Department of Marine Resources researchers Danielle Frechette, left, Matthew Brewer with a portable antenna, and Maddy Young receive data from fish transmitters as the fish make their way up the Presumpscot River at Saccarappa Falls in Westbrook. Chance Viles / American Journal

Scientists are using fish tracking devices to study the efficiency of the new fish ladder at Saccarappa Falls in Westbrook, one of the final steps toward the project’s official completion.

The Maine Department of Marine Resources is catching fish at the Cumberland Mills ladder, inserting radio transmitters into their esophagi and releasing them back into the Presumpscot River, according to researcher Danielle Frechette. As the fish with transmitters swim upriver, they are detected by radio antennas, allowing researchers to see how far up the river they end up and whether they used the fish ladder.

“When the fish swims by, the radio will catch it and a code comes up allowing us to organize it,” researcher Matt Brewer said.

The researchers also are conducting active tracking using portable antennas, Frechette said, “where we will go out and survey specific spots of the river for fish.”

The tracking is important, she said, because the ladder may require some tweaking if fish aren’t using the ladder to the degree expected.
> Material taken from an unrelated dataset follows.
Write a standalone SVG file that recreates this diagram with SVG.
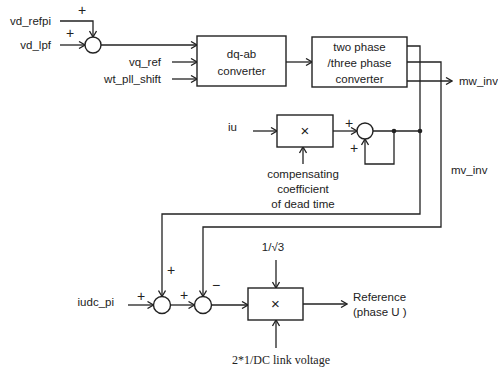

Changes could include readjusting the water flow or clearing any obstructions that might be revealed in the study, which will continue for another few weeks and then resume for another round of testing next summer.

“We will then take this data and either have a preliminary finding, or release our findings after the second half of the surveys,” Frechette said.


A tracking transmitter that is carried by the fish. Chance Viles / American Journal

After two summers of tracking, Frechette said, she and her team will have a much better idea of how well the fish ladder works.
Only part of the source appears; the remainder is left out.